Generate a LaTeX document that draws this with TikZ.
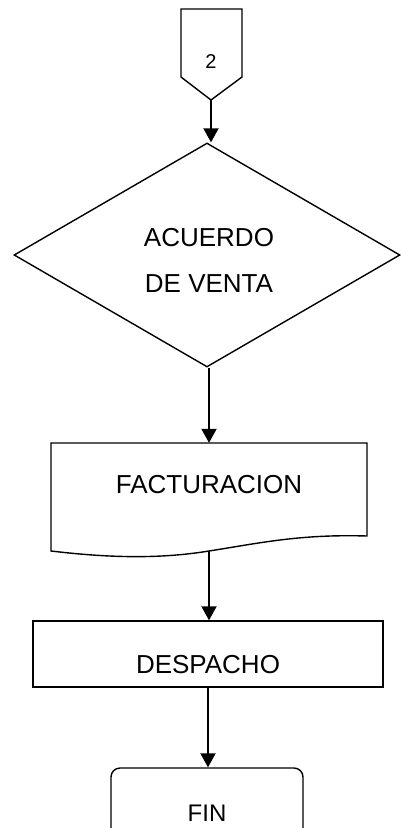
\documentclass[tikz,border=0pt]{standalone}
\usepackage{fontspec}
\setmainfont{Liberation Sans}
\usepackage{tikz}
\usetikzlibrary{positioning, arrows.meta, shapes.geometric}
\definecolor{flowblack}{RGB}{0,0,0}
\tikzset{
  flowline/.style = {draw=flowblack, line width=1.4pt, line join=miter},
  flowbox/.style = {rectangle, flowline, minimum width=350pt, minimum height=66pt,
                    inner sep=0pt},
  flowdec/.style = {diamond, flowline, minimum width=386pt, minimum height=224pt,
                    inner sep=0pt, aspect=1.72},
  flowend/.style = {rectangle, flowline, rounded corners=9pt, minimum width=192pt,
                    minimum height=90pt, inner sep=0pt, font=\fontsize{24}{28}\selectfont},
  flowtext/.style = {font=\fontsize{26}{46}\selectfont, align=center, inner sep=0pt},
  flowarrow/.style = {-{Triangle[width=15pt,length=14pt]}, line width=2pt, draw=flowblack}
}
\begin{document}
\begin{tikzpicture}[x=1pt, y=-1pt]
\path[use as bounding box, clip] (0,0) rectangle (401,828);
% conector de pagina
\draw[flowline] (181,9) -- (242,9) -- (242,77) -- (211,100) -- (181,77) -- cycle;
\node[font=\fontsize{20}{24}\selectfont] (con) at (211,62) {2};
\coordinate (conpt) at (211,100);

% decision
\node[flowdec] (dec) at (207,255) {};
\node[flowtext] (dectxt) at (209,260) {ACUERDO\\DE VENTA};

% documento
\node[flowtext, minimum width=316pt, minimum height=84pt] (fac) at (209,485) {FACTURACION};
\draw[flowline] (51,443) -- (367,443) -- (367,536)
  .. controls (300,534) and (260,543) .. (209,551)
  .. controls (160,559) and (110,558) .. (51,551) -- cycle;
\coordinate (facpt) at (209,551);

% proceso
\node[flowbox] (desp) at (208,654) {};
\node[flowtext] (desptxt) at (208,665) {DESPACHO};

% terminal
\node[flowend] (fin) at (207,813) {FIN};

\draw[flowarrow] (conpt) -- (conpt |- dec.north);
\draw[flowarrow] (dec.south -| facpt) -- (fac.north);
\draw[flowarrow] (facpt) -- (facpt |- desp.north);
\draw[flowarrow] (desp.south) -- (desp.south |- fin.north);
\end{tikzpicture}
\end{document}
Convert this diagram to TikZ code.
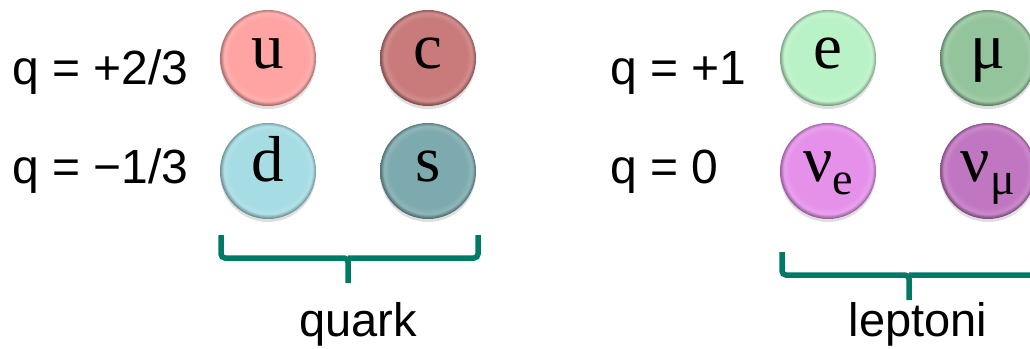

# # # #

PROBLEM STATEMENT —
Write the listing above out again exactly, dropping each image.

OUTPUT —
Generate a LaTeX document that draws this with TikZ.
\documentclass[tikz,border=0pt]{standalone}
\usepackage{fontspec}
\setmainfont{Liberation Sans}
\usepackage{tikz}
\usetikzlibrary{positioning, arrows.meta, shapes.geometric}
\definecolor{flowblack}{RGB}{0,0,0}
\tikzset{
  flowline/.style = {draw=flowblack, line width=1.4pt, line join=miter},
  flowbox/.style = {rectangle, flowline, minimum width=350pt, minimum height=66pt,
                    inner sep=0pt},
  flowdec/.style = {diamond, flowline, minimum width=386pt, minimum height=224pt,
                    inner sep=0pt, aspect=1.72},
  flowend/.style = {rectangle, flowline, rounded corners=9pt, minimum width=192pt,
                    minimum height=90pt, inner sep=0pt, font=\fontsize{24}{28}\selectfont},
  flowtext/.style = {font=\fontsize{26}{46}\selectfont, align=center, inner sep=0pt},
  flowarrow/.style = {-{Triangle[width=15pt,length=14pt]}, line width=2pt, draw=flowblack}
}
\begin{document}
\begin{tikzpicture}[x=1pt, y=-1pt]
\path[use as bounding box, clip] (0,0) rectangle (401,828);
% conector de pagina
\draw[flowline] (181,9) -- (242,9) -- (242,77) -- (211,100) -- (181,77) -- cycle;
\node[font=\fontsize{20}{24}\selectfont] (con) at (211,62) {2};
\coordinate (conpt) at (211,100);

% decision
\node[flowdec] (dec) at (207,255) {};
\node[flowtext] (dectxt) at (209,260) {ACUERDO\\DE VENTA};

% documento
\node[flowtext, minimum width=316pt, minimum height=84pt] (fac) at (209,485) {FACTURACION};
\draw[flowline] (51,443) -- (367,443) -- (367,536)
  .. controls (300,534) and (260,543) .. (209,551)
  .. controls (160,559) and (110,558) .. (51,551) -- cycle;
\coordinate (facpt) at (209,551);

% proceso
\node[flowbox] (desp) at (208,654) {};
\node[flowtext] (desptxt) at (208,665) {DESPACHO};

% terminal
\node[flowend] (fin) at (207,813) {FIN};

\draw[flowarrow] (conpt) -- (conpt |- dec.north);
\draw[flowarrow] (dec.south -| facpt) -- (fac.north);
\draw[flowarrow] (facpt) -- (facpt |- desp.north);
\draw[flowarrow] (desp.south) -- (desp.south |- fin.north);
\end{tikzpicture}
\end{document}
Convert this diagram to TikZ code.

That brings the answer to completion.